For instance, Pius XI went out of his way to acclaim, elevate and praise the young Achille Lienart, making him a bishop and then cardinal at an extremely young age. As everyone knows, Lienart was later one of the most progressive prelates at Vatican II ( and also famous for having ordained and consecrated Abp. Lefebvre, how's that for paranoia? ) He even wrote him a famous personal letter. Lienart was showing his spots way back in the 30's, being friendly with a socialist politician and very active in that whole "Catholic social justice" and labor-union movement which most people speculate is what actually won him the favor of the ominously pro-democracy, anti-reactionary Pius XI. Remember, this was the strange time of the "worker priest." Lienart was also involved in a big strike against a factory owner who apparently was Catholic and treated his workers comparatively well!
I don't know the whole story there -- it's on my to-do list of things to research. All I know is that the outlines of all of this, along with the Cristero debacle, does not speak at all well of Pius XI. There is just an increasingly socialistic undertone starting from Leo XIII as the Church began its fateful blend with ʝʊdɛօ-Masonry, which was probably loaning it necessary funds to stay afloat. That is why I believe that the Church should have gone underground in the late 19th century, and that this was the time when he should have actually given up his secular power. I'm not saying that the Pope should have no secular power, as that would be heresy -- I'm saying he shouldn't try to have it when the Jєωs are paying him and thus control him. I think we all know the results of that.
It's hard to say if the secret societies already had the Pope at the time of Leo XIII, or at least his little finger. It makes you wonder when the Pope is talking about the state intervening for the rights of the worker and such. It's possible the Popes were just trying to make the best of a bad situation by trying to get the state to intervene when necessary, knowing that the workers were about to be crushed by monopolies. But the state is not the friend of the workers either, as these Popes should have known.

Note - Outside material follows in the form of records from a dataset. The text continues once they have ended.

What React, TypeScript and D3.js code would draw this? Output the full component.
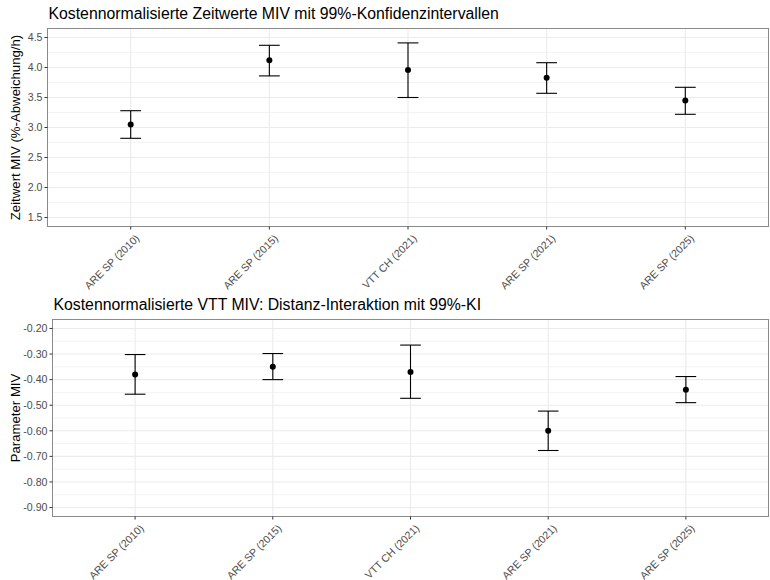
import React from "react";
import * as d3 from "d3";

// Study labels shared by both panels
const categories = ["ARE SP (2010)", "ARE SP (2015)", "VTT CH (2021)", "ARE SP (2021)", "ARE SP (2025)"];

// Panel 1: cost-normalised value of time (estimate with 99% CI)
const zeitwertEst = [3.05, 4.12, 3.96, 3.83, 3.45];
const zeitwertLo = [2.82, 3.86, 3.5, 3.57, 3.22];
const zeitwertHi = [3.28, 4.37, 4.41, 4.08, 3.67];
const zeitwertTicks = [1.5, 2.0, 2.5, 3.0, 3.5, 4.0, 4.5];

// Panel 2: distance interaction parameter (estimate with 99% CI)
const distEst = [-0.38, -0.35, -0.37, -0.6, -0.44];
const distLo = [-0.457, -0.4, -0.473, -0.677, -0.49];
const distHi = [-0.302, -0.298, -0.265, -0.523, -0.388];
const distTicks = [-0.9, -0.8, -0.7, -0.6, -0.5, -0.4, -0.3, -0.2];

const FONT = "'Liberation Sans', Arial, Helvetica, sans-serif";
const TICK_SIZE = 10.6;

type PanelProps = {
  title: string;
  yTitle: string;
  est: number[];
  lo: number[];
  hi: number[];
  ticks: number[];
  decimals: number;
  left: number;
  top: number;
  right: number;
  bottom: number;
  titleY: number;
};

function Panel(p: PanelProps) {
  const lo = p.ticks[0];
  const hi = p.ticks[p.ticks.length - 1];
  const pad = (hi - lo) * 0.05;
  const y = d3.scaleLinear().domain([lo - pad, hi + pad]).range([p.bottom, p.top]);
  const x = d3.scalePoint<string>().domain(categories).range([p.left, p.right]).padding(0.6);
  const step = x.step();
  const capHalf = step * 0.075;
  const minor = p.ticks.slice(1).map((t, i) => (t + p.ticks[i]) / 2);
  const fmt = d3.format(`.${p.decimals}f`);
  const fmtTick = (v: number) => fmt(v).replace("−", "-");

  return (
    <g>
      <text x={p.left + 1} y={p.titleY} fontSize={15.8} fill="#000" fontFamily={FONT}>
        {p.title}
      </text>
      {/* grid */}
      {minor.map((t) => (
        <line key={"mi" + t} x1={p.left} x2={p.right} y1={y(t)} y2={y(t)} stroke="#EBEBEB" strokeWidth={0.6} />
      ))}
      {p.ticks.map((t) => (
        <line key={"ma" + t} x1={p.left} x2={p.right} y1={y(t)} y2={y(t)} stroke="#EBEBEB" strokeWidth={1.1} />
      ))}
      {categories.map((c) => (
        <line key={"vx" + c} x1={x(c)} x2={x(c)} y1={p.top} y2={p.bottom} stroke="#EBEBEB" strokeWidth={1.1} />
      ))}
      {/* error bars and points */}
      {categories.map((c, i) => {
        const cx = x(c) as number;
        return (
          <g key={"eb" + c} stroke="#000" strokeWidth={1.1}>
            <line x1={cx} x2={cx} y1={y(p.lo[i])} y2={y(p.hi[i])} />
            <line x1={cx - capHalf} x2={cx + capHalf} y1={y(p.hi[i])} y2={y(p.hi[i])} />
            <line x1={cx - capHalf} x2={cx + capHalf} y1={y(p.lo[i])} y2={y(p.lo[i])} />
            <circle cx={cx} cy={y(p.est[i])} r={3} fill="#000" stroke="none" />
          </g>
        );
      })}
      {/* panel border */}
      <rect x={p.left} y={p.top} width={p.right - p.left} height={p.bottom - p.top} fill="none" stroke="#8a8a8a" strokeWidth={1} />
      {/* y axis */}
      {p.ticks.map((t) => (
        <g key={"yt" + t}>
          <line x1={p.left - 3} x2={p.left} y1={y(t)} y2={y(t)} stroke="#333" strokeWidth={1} />
          <text x={p.left - 5} y={y(t)} dy="0.35em" textAnchor="end" fontSize={TICK_SIZE} fill="#4D4D4D" fontFamily={FONT}>
            {fmtTick(t)}
          </text>
        </g>
      ))}
      <text
        transform={`translate(${15},${(p.top + p.bottom) / 2}) rotate(-90)`}
        textAnchor="middle"
        dy="0.35em"
        fontSize={13.2}
        fill="#000"
        fontFamily={FONT}
      >
        {p.yTitle}
      </text>
      {/* x axis */}
      {categories.map((c) => {
        const cx = x(c) as number;
        return (
          <g key={"xt" + c}>
            <line x1={cx} x2={cx} y1={p.bottom} y2={p.bottom + 3} stroke="#333" strokeWidth={1} />
            <text
              transform={`translate(${cx + 4},${p.bottom + 7}) rotate(-45)`}
              textAnchor="end"
              dy="0.72em"
              fontSize={TICK_SIZE}
              fill="#4D4D4D"
              fontFamily={FONT}
            >
              {c}
            </text>
          </g>
        );
      })}
    </g>
  );
}

export default function App() {
  return (
    <svg width={770} height={580} style={{ position: "absolute", left: 0, top: 0, background: "#fff" }}>
      <rect width={770} height={580} fill="#fff" />
      <Panel
        title="Kostennormalisierte Zeitwerte MIV mit 99%-Konfidenzintervallen"
        yTitle="Zeitwert MIV (%-Abweichung/h)"
        est={zeitwertEst}
        lo={zeitwertLo}
        hi={zeitwertHi}
        ticks={zeitwertTicks}
        decimals={1}
        left={47.5}
        top={28.5}
        right={768.5}
        bottom={226.5}
        titleY={19}
      />
      <Panel
        title="Kostennormalisierte VTT MIV: Distanz-Interaktion mit 99%-KI"
        yTitle="Parameter MIV"
        est={distEst}
        lo={distLo}
        hi={distHi}
        ticks={distTicks}
        decimals={2}
        left={52.5}
        top={319.5}
        right={768.5}
        bottom={516.5}
        titleY={310}
      />
    </svg>
  );
}
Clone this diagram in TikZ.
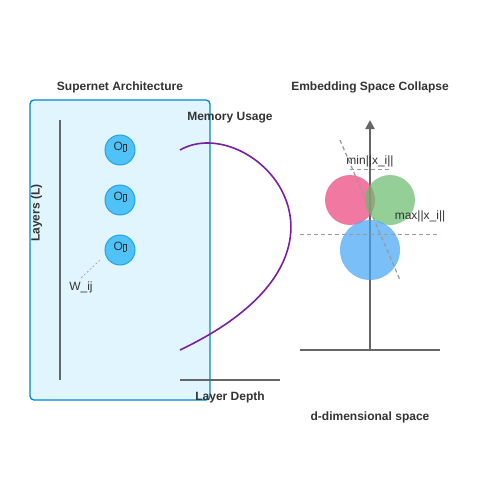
\documentclass[tikz,border=0pt]{standalone}
\usepackage{fontspec}
\setmainfont{Liberation Sans}
\usetikzlibrary{arrows.meta}
\definecolor{txt}{HTML}{333333}
\definecolor{axisgray}{HTML}{666666}
\definecolor{dashgray}{HTML}{999999}
\definecolor{boxfill}{HTML}{E1F5FE}
\definecolor{boxdraw}{HTML}{0288D1}
\definecolor{opfill}{HTML}{4FC3F7}
\definecolor{opdraw}{HTML}{29A0E0}
\definecolor{curvecol}{HTML}{7B1FA2}
\definecolor{pinkc}{HTML}{EC407A}
\definecolor{greenc}{HTML}{66BB6A}
\definecolor{bluec}{HTML}{42A5F5}
\newcommand{\tofubox}{{\setlength{\fboxsep}{0pt}\setlength{\fboxrule}{0.4pt}\fbox{\rule{0pt}{7pt}\hspace{2.5pt}}}}
\tikzset{
  titletxt/.style={font=\bfseries\fontsize{12}{14}\selectfont, text=txt, inner sep=0pt},
  labeltxt/.style={font=\fontsize{12}{14}\selectfont, text=txt, inner sep=0pt},
  axisline/.style={draw=axisgray, line width=2pt},
  dashline/.style={draw=dashgray, dashed, line width=1.2pt, dash pattern=on 4pt off 3pt},
  opnode/.style={circle, minimum size=30pt, inner sep=0pt, fill=opfill, draw=opdraw, line width=1pt},
}
\begin{document}
\begin{tikzpicture}[x=1pt,y=-1pt]
\useasboundingbox (0,0) rectangle (500,500);
\fill[white] (0,0) rectangle (500,500);
% left panel
\node[titletxt] (t1) at (120,87.5) {Supernet Architecture};
\draw[fill=boxfill, draw=boxdraw, line width=1.3pt, rounded corners=4pt] (30,100) rectangle (210,400);
\coordinate (la) at (60,120);
\coordinate (lb) at (60,380);
\draw[axisline] (la) -- (lb);
\node[titletxt, rotate=90] (ly) at (36.5,213) {Layers (L)};
\node[opnode] (o1) at (120,150) {};
\node[opnode] (o2) at (120,200) {};
\node[opnode] (o3) at (120,250) {};
\node[labeltxt] (o1t) at (120,147) {O\tofubox};
\node[labeltxt] (o2t) at (120,197) {O\tofubox};
\node[labeltxt] (o3t) at (120,247) {O\tofubox};
\node[labeltxt] (w) at (81,287) {W\_ij};
\coordinate (wd) at (80,279);
\draw[dashline, line width=0.6pt, dash pattern=on 2pt off 2pt] (100,260) -- (wd);
% memory curve
\node[titletxt] (mu) at (230,117.5) {Memory Usage};
\coordinate (cs) at (180,150);
\coordinate (ce) at (180,350);
\draw[curvecol, line width=1.6pt] (cs) .. controls (250,110) and (390,250) .. (ce);
\coordinate (da) at (180,380);
\coordinate (db) at (280,380);
\draw[axisline] (da) -- (db);
\node[titletxt] (ld) at (230,397.5) {Layer Depth};
% right panel
\node[titletxt] (t2) at (370,87.5) {Embedding Space Collapse};
\coordinate (ax0) at (370,350);
\coordinate (ax1) at (370,120);
\coordinate (hx0) at (300,350);
\coordinate (hx1) at (440,350);
\draw[axisline] (hx0) -- (hx1);
\draw[axisline, -{Triangle[length=9pt,width=9pt]}] (ax0) -- (ax1);
\fill[pinkc, opacity=0.7] (350,200) circle (25);
\fill[greenc, opacity=0.7] (390,200) circle (25);
\fill[bluec, opacity=0.7] (370,250) circle (30);
\draw[dashline] (340,140) -- (400,280);
\draw[dashline] (350,169.5) -- (390,169.5);
\draw[dashline] (300,234.5) -- (440,234.5);
\node[labeltxt] (mn) at (370,161) {min||x\_i||};
\node[labeltxt] (mx) at (420,216) {max||x\_i||};
\node[titletxt] (dd) at (370,417.5) {d-dimensional space};
\end{tikzpicture}
\end{document}
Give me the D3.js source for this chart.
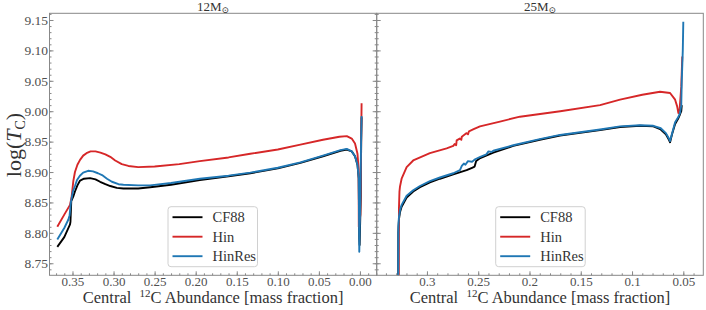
<!DOCTYPE html>
<html>
<head>
<meta charset="utf-8">
<script src="https://cdn.jsdelivr.net/npm/d3@7"></script>
<style>
  body { margin: 0; background: #fff; }
  svg { display: block; }
  svg text { font-family: "Liberation Serif", "DejaVu Serif", serif; }
</style>
</head>
<body>
<div id="chart"></div>
<script>
// series names / colours (legend order)
var series = ['CF88', 'Hin', 'HinRes'];
var colors = ['#000000', '#d62728', '#1f77b4'];
var panelTitles = ['12', '25'];

var yTicks = [8.75, 8.80, 8.85, 8.90, 8.95, 9.00, 9.05, 9.10, 9.15];
var xTicks12 = [0.35, 0.30, 0.25, 0.20, 0.15, 0.10, 0.05, 0.00];
var xTicks25 = [0.3, 0.25, 0.2, 0.15, 0.1, 0.05];

// 12 Msun: [central 12C, log Tc]
var cf88_12 = [[0.3685,8.777],[0.360,8.793],[0.353,8.814],[0.3525,8.818],[0.3515,8.852],[0.349,8.860],
  [0.347,8.868],[0.344,8.878],[0.3408,8.886],[0.336,8.889],[0.3286,8.890],[0.322,8.888],[0.3164,8.884],
  [0.310,8.880],[0.304,8.877],[0.296,8.874],[0.288,8.873],[0.270,8.873],[0.2555,8.875],[0.230,8.879],
  [0.195,8.887],[0.160,8.893],[0.1335,8.898],[0.100,8.906],[0.0725,8.915],[0.045,8.926],[0.0237,8.935],
  [0.016,8.937],[0.010,8.934],[0.006,8.926],[0.003,8.912],[0.0015,8.890],[0.0008,8.790],[0.0004,8.780],
  [-0.001,8.86],[-0.0015,8.95],[-0.002,8.99]];
var hin_12 = [[0.3685,8.810],[0.360,8.830],[0.353,8.846],[0.351,8.860],[0.349,8.885],[0.347,8.900],
  [0.344,8.912],[0.3408,8.920],[0.337,8.927],[0.333,8.931],[0.328,8.934],[0.322,8.934],[0.316,8.932],
  [0.310,8.929],[0.304,8.925],[0.298,8.919],[0.290,8.913],[0.282,8.910],[0.270,8.908],[0.250,8.909],
  [0.220,8.913],[0.195,8.918],[0.160,8.924],[0.1335,8.930],[0.100,8.937],[0.0725,8.945],[0.045,8.953],
  [0.025,8.958],[0.016,8.959],[0.010,8.955],[0.006,8.947],[0.003,8.930],[0.0016,8.905],[0.0014,8.810],
  [-0.0005,8.83],[-0.0015,8.95],[-0.002,9.013]];
var hinres_12 = [[0.3685,8.789],[0.360,8.808],[0.355,8.822],[0.3535,8.829],[0.352,8.850],[0.3495,8.868],
  [0.347,8.877],[0.3445,8.887],[0.341,8.894],[0.337,8.899],[0.331,8.902],[0.325,8.901],[0.319,8.898],
  [0.314,8.895],[0.308,8.889],[0.302,8.884],[0.294,8.880],[0.288,8.879],[0.270,8.878],[0.2555,8.878],
  [0.230,8.882],[0.195,8.889],[0.160,8.894],[0.1335,8.899],[0.100,8.907],[0.0725,8.916],[0.045,8.927],
  [0.0237,8.936],[0.016,8.938],[0.010,8.934],[0.006,8.926],[0.003,8.912],[0.0015,8.890],[0.0008,8.769],
  [-0.0005,8.86],[-0.0015,8.96],[-0.002,8.992]];

// 25 Msun
var cf88_25 = [[0.3281,8.70],[0.3279,8.80],[0.3273,8.822],[0.3263,8.834],[0.3247,8.843],[0.3198,8.858],
  [0.3134,8.868],[0.3068,8.875],[0.2971,8.883],[0.2873,8.889],[0.2743,8.896],[0.2613,8.903],[0.2560,8.907],
  [0.2535,8.909],[0.2520,8.918],[0.2480,8.923],[0.2353,8.932],[0.2158,8.943],[0.1900,8.953],[0.1702,8.960],
  [0.1312,8.969],[0.1117,8.974],[0.0922,8.976],[0.0792,8.975],[0.0720,8.970],[0.0670,8.962],[0.0640,8.953],
  [0.0629,8.949],[0.0610,8.962],[0.0580,8.979],[0.0550,8.988],[0.0532,8.995],[0.0520,9.000],[0.0515,9.01]];
var hin_25 = [[0.3275,8.70],[0.3273,8.84],[0.3268,8.868],[0.3263,8.876],[0.3247,8.889],[0.3198,8.908],
  [0.3134,8.919],[0.2971,8.931],[0.2808,8.939],[0.2743,8.943],[0.2730,8.946],[0.2715,8.944],[0.2710,8.952],
  [0.2680,8.955],[0.2665,8.953],[0.2660,8.958],[0.2613,8.964],[0.2600,8.962],[0.2590,8.967],[0.2550,8.970],
  [0.2483,8.975],[0.2288,8.983],[0.2093,8.991],[0.1700,9.000],[0.1312,9.010],[0.1117,9.019],[0.0900,9.027],
  [0.0727,9.032],[0.0629,9.030],[0.0580,9.019],[0.0560,9.008],[0.0548,8.997],[0.0535,9.005],[0.0520,9.040],
  [0.0510,9.09]];
var hinres_25 = [[0.3281,8.70],[0.3279,8.81],[0.3273,8.826],[0.3263,8.837],[0.3247,8.846],[0.3198,8.861],
  [0.3134,8.870],[0.3068,8.877],[0.2971,8.885],[0.2873,8.891],[0.2743,8.898],[0.2678,8.903],[0.2660,8.910],
  [0.2640,8.914],[0.2625,8.912],[0.2600,8.918],[0.2560,8.917],[0.2530,8.921],[0.2480,8.925],[0.2420,8.929],
  [0.2400,8.934],[0.2370,8.933],[0.2353,8.935],[0.2158,8.944],[0.1900,8.954],[0.1702,8.961],[0.1312,8.970],
  [0.1117,8.975],[0.0922,8.977],[0.0792,8.976],[0.0720,8.972],[0.0670,8.964],[0.0640,8.955],[0.0629,8.951],
  [0.0610,8.963],[0.0580,8.982],[0.0550,8.990],[0.0532,8.997],[0.0520,9.010],[0.0515,9.05],[0.0505,9.10],
  [0.0500,9.147]];

var width = 706, height = 310;
var plotTop = 13.3, plotBottom = 275.3;
var spine = '#888', tickCol = '#505050', labelCol = '#333';
var serif = '"Liberation Serif", "DejaVu Serif", serif';

var svg = d3.select('#chart').append('svg')
  .attr('width', width)
  .attr('height', height);

var y = d3.scaleLinear().domain([8.7302, 9.161]).range([plotBottom, plotTop]);

var panels = [
  {x: d3.scaleLinear().domain([0.378, -0.0204]).range([49.5, 376.7]), ticks: xTicks12,
   fmt: d3.format('.2f'), data: [cf88_12, hin_12, hinres_12], legendX: 168},
  {x: d3.scaleLinear().domain([0.349, 0.0305]).range([376.7, 703.3]), ticks: xTicks25,
   fmt: function(d) { return String(+d.toFixed(2)); }, data: [cf88_25, hin_25, hinres_25], legendX: 495.7}
];

function minorRange(a, b) {
  var out = [];
  for (var i = Math.ceil(a * 100); i <= Math.floor(b * 100); i++) out.push(i / 100);
  return out;
}

function styleAxis(s) {
  s.attr('font-family', serif);
  s.select('.domain').remove();
  s.selectAll('line').attr('stroke', spine);
  s.selectAll('text').attr('fill', tickCol).attr('font-size', 13);
}

panels.forEach(function(p, pi) {
  var x = p.x;
  var x0 = x.range()[0], x1 = x.range()[1];
  var g = svg.append('g');

  g.append('clipPath').attr('id', 'clip' + pi)
    .append('rect').attr('x', x0).attr('y', plotTop).attr('width', x1 - x0).attr('height', plotBottom - plotTop);

  // x ticks (inward)
  var d = x.domain();
  var lo = Math.min(d[0], d[1]), hi = Math.max(d[0], d[1]);
  g.append('g').attr('transform', 'translate(0,' + plotBottom + ')')
    .call(d3.axisBottom(x).tickValues(minorRange(lo, hi)).tickFormat('').tickSize(-2))
    .call(styleAxis);
  g.append('g').attr('transform', 'translate(0,' + plotBottom + ')')
    .call(d3.axisBottom(x).tickValues(p.ticks).tickFormat(p.fmt).tickSize(-4).tickPadding(1))
    .call(styleAxis);

  // y ticks on the left side of each panel (inward)
  var yMinor = minorRange(8.731, 9.16);
  g.append('g').attr('transform', 'translate(' + x0 + ',0)')
    .call(d3.axisLeft(y).tickValues(yMinor).tickFormat('').tickSize(-2))
    .call(styleAxis);
  g.append('g').attr('transform', 'translate(' + x0 + ',0)')
    .call(d3.axisLeft(y).tickValues(yTicks).tickFormat(pi === 0 ? d3.format('.2f') : '').tickSize(-4).tickPadding(1.5))
    .call(styleAxis)
    .call(function(s) { s.selectAll('text').attr('font-size', 13.5); });
  if (pi === 0) {
    g.append('g').attr('transform', 'translate(' + x1 + ',0)')
      .call(d3.axisRight(y).tickValues(yMinor).tickFormat('').tickSize(-2))
      .call(styleAxis);
    g.append('g').attr('transform', 'translate(' + x1 + ',0)')
      .call(d3.axisRight(y).tickValues(yTicks).tickFormat('').tickSize(-4))
      .call(styleAxis);
  }

  // curves
  var line = d3.line().x(function(v) { return x(v[0]); }).y(function(v) { return y(v[1]); });
  g.append('g').attr('clip-path', 'url(#clip' + pi + ')')
    .selectAll('path').data(p.data).enter().append('path')
    .attr('d', line)
    .attr('fill', 'none')
    .attr('stroke', function(v, i) { return colors[i]; })
    .attr('stroke-width', 1.9)
    .attr('stroke-linejoin', 'round');

  // frame
  g.append('rect').attr('x', x0).attr('y', plotTop).attr('width', x1 - x0).attr('height', plotBottom - plotTop)
    .attr('fill', 'none').attr('stroke', spine).attr('stroke-width', 1);

  // title
  var t = g.append('text').attr('x', (x0 + x1) / 2).attr('y', 10.5).attr('text-anchor', 'middle')
    .attr('font-size', 13).attr('fill', labelCol);
  t.append('tspan').text(panelTitles[pi] + 'M');
  t.append('tspan').attr('font-size', 9).attr('dy', 2).text('\u2299');

  // x label
  var xl = g.append('text').attr('x', (x0 + x1) / 2).attr('y', 303).attr('text-anchor', 'middle')
    .attr('font-size', 16.5).attr('fill', labelCol);
  xl.append('tspan').text('Central\u00a0\u00a0');
  xl.append('tspan').attr('font-size', 11).attr('dy', -6).text('12');
  xl.append('tspan').attr('dy', 6).text('C Abundance [mass fraction]');

  // legend
  var lx = p.legendX, ly = 206.7;
  var lg = g.append('g');
  lg.append('rect').attr('x', lx).attr('y', ly).attr('width', 89.5).attr('height', 60).attr('rx', 3)
    .attr('fill', '#fff').attr('fill-opacity', 0.8).attr('stroke', '#d0d0d0');
  series.forEach(function(name, i) {
    var yy = ly + 10.5 + i * 19.5;
    lg.append('line').attr('x1', lx + 4.5).attr('x2', lx + 34.5).attr('y1', yy).attr('y2', yy)
      .attr('stroke', colors[i]).attr('stroke-width', 1.9);
    lg.append('text').attr('x', lx + 44.5).attr('y', yy + 5).attr('font-size', 14.5).attr('fill', labelCol)
      .text(name);
  });
});

// y label
var yl = svg.append('text').attr('transform', 'translate(21,145) rotate(-90)')
  .attr('text-anchor', 'middle').attr('font-size', 22).attr('fill', labelCol);
yl.append('tspan').text('log(');
yl.append('tspan').attr('font-style', 'italic').text('T');
yl.append('tspan').attr('font-size', 14).attr('dy', 4).text('C');
yl.append('tspan').attr('dy', -4).text(')');
</script>
</body>
</html>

It would have made more sense to prepare people for hard times, to tell them who owned the state, and who owned the monopolies, and to have explained to them that they should be very tight with their money and not trust the government.
Am I the only one who wonders why the Popes never really filled us in on the nature of who was running these democracies? Why did they not tell us where all of this was going? Pius X did talk about a One-World Government, but elsewhere, in Notre Charge Apostolique, he actually said "The advent of universal democracy is of no concern to the action of the Church in the world"! There is a comment that is surely not infallible! I know that it can be defended by saying that democracy in the abstract, as a political system, doesn't affect the action of the Church -- but we're not in the abstract, are we? This is reality, and the reality is that ʝʊdɛօ-Masonic democracy is very much a problem for the Church. This is what enrages me about all the Popes beginning from Benedict XV, how they always spoke of democracy in the abstract, as if we weren't in a specific
kind of evil democracy that people needed to be warned about.
I believe the Church has been at least partially bought off since Pius IX, but that the bounds of infallibility weren't crossed until Pius XII. I am definitely not one of those who are nostalgic for some belle epoque that never was. I am nostalgic for the belle epoque yet to come when this pustule known as Vatican II finally bursts, even if it takes the Chastisement to do it.